▶ **Set task**:
Quote the data exactly, first line to the line containing "from matplotlib.ticker import", with no pictures.

▶ **Recorded information**:
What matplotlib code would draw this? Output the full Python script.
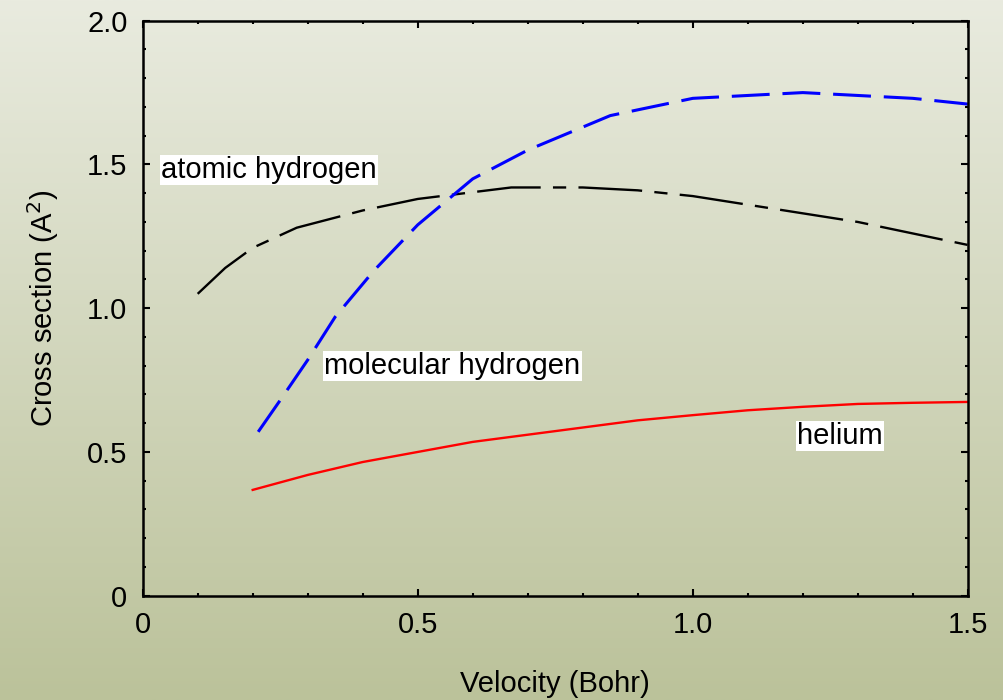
import numpy as np
import matplotlib
matplotlib.use("Agg")
import matplotlib.pyplot as plt
from matplotlib.colors import LinearSegmentedColormap
from matplotlib.ticker import MultipleLocator, FixedLocator, FixedFormatter

plt.rcParams['font.family'] = ['Liberation Sans', 'DejaVu Sans']

# Cross sections vs. projectile velocity
atomic_v = [0.10, 0.15, 0.20, 0.28, 0.40, 0.50, 0.67, 0.80, 0.90, 1.00, 1.10, 1.20, 1.30, 1.40, 1.50]
atomic_s = [1.05, 1.14, 1.21, 1.28, 1.34, 1.38, 1.42, 1.42, 1.41, 1.39, 1.36, 1.33, 1.30, 1.26, 1.22]

molecular_v = [0.21, 0.25, 0.30, 0.35, 0.42, 0.50, 0.60, 0.70, 0.85, 1.00, 1.10, 1.20, 1.30, 1.40, 1.50]
molecular_s = [0.57, 0.68, 0.82, 0.97, 1.13, 1.29, 1.45, 1.55, 1.67, 1.73, 1.74, 1.75, 1.74, 1.73, 1.71]

helium_v = [0.20, 0.30, 0.40, 0.50, 0.60, 0.70, 0.80, 0.90, 1.00, 1.10, 1.20, 1.30, 1.40, 1.50]
helium_s = [0.368, 0.42, 0.465, 0.50, 0.535, 0.56, 0.585, 0.61, 0.628, 0.645, 0.657, 0.667, 0.671, 0.674]

x_ticks = [0, 0.5, 1.0, 1.5]
x_tick_labels = ["0", "0.5", "1.0", "1.5"]
y_ticks = [0, 0.5, 1.0, 1.5, 2.0]
y_tick_labels = ["0", "0.5", "1.0", "1.5", "2.0"]

fig = plt.figure(figsize=(10.04, 7.0), dpi=100)

# vertical gradient backdrop
bg = fig.add_axes([0, 0, 1, 1], zorder=-10)
cmap = LinearSegmentedColormap.from_list("bg", ["#bbc29a", "#e9ebdf"])
grad = np.linspace(0, 1, 256).reshape(-1, 1)
bg.imshow(grad, aspect='auto', cmap=cmap, origin='lower', extent=[0, 1, 0, 1])
bg.set_axis_off()

ax = fig.add_axes([0.1421, 0.149, 0.8219, 0.8214])
ax.set_facecolor('none')

ax.plot(atomic_v, atomic_s, color='black', lw=1.7,
        linestyle=(0, (27, 5.2, 5.6, 5.2)))
ax.plot(molecular_v, molecular_s, color='#0000ff', lw=2.2,
        linestyle=(0, (12.4, 4.2)))
ax.plot(helium_v, helium_s, color='#ff0000', lw=1.7)

box = dict(facecolor='white', edgecolor='none', pad=0.8)
fs = 21
ax.text(0.033, 1.48, "atomic hydrogen", fontsize=fs, ha='left', va='center', bbox=box)
ax.text(0.33, 0.80, "molecular hydrogen", fontsize=fs, ha='left', va='center', bbox=box)
ax.text(1.19, 0.555, "helium", fontsize=fs, ha='left', va='center', bbox=box)

ax.set_xlim(0, 1.5)
ax.set_ylim(0, 2.0)
ax.xaxis.set_major_locator(FixedLocator(x_ticks))
ax.xaxis.set_major_formatter(FixedFormatter(x_tick_labels))
ax.yaxis.set_major_locator(FixedLocator(y_ticks))
ax.yaxis.set_major_formatter(FixedFormatter(y_tick_labels))
ax.xaxis.set_minor_locator(MultipleLocator(0.1))
ax.yaxis.set_minor_locator(MultipleLocator(0.1))

ax.tick_params(which='both', direction='in', top=True, right=True, width=1.5, labelsize=fs)
ax.tick_params(which='major', length=5, pad=11)
ax.tick_params(which='minor', length=2.5)
for s in ax.spines.values():
    s.set_linewidth(1.8)

ax.set_xlabel("Velocity (Bohr)", fontsize=fs, labelpad=22)
ax.set_ylabel("Cross section (A$^2$)", fontsize=fs, labelpad=19)

fig.savefig("out.png", dpi=100)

▶ **Result of the exercise**:
What matplotlib code would draw this? Output the full Python script.
import numpy as np
import matplotlib
matplotlib.use("Agg")
import matplotlib.pyplot as plt
from matplotlib.colors import LinearSegmentedColormap
from matplotlib.ticker import MultipleLocator, FixedLocator, FixedFormatter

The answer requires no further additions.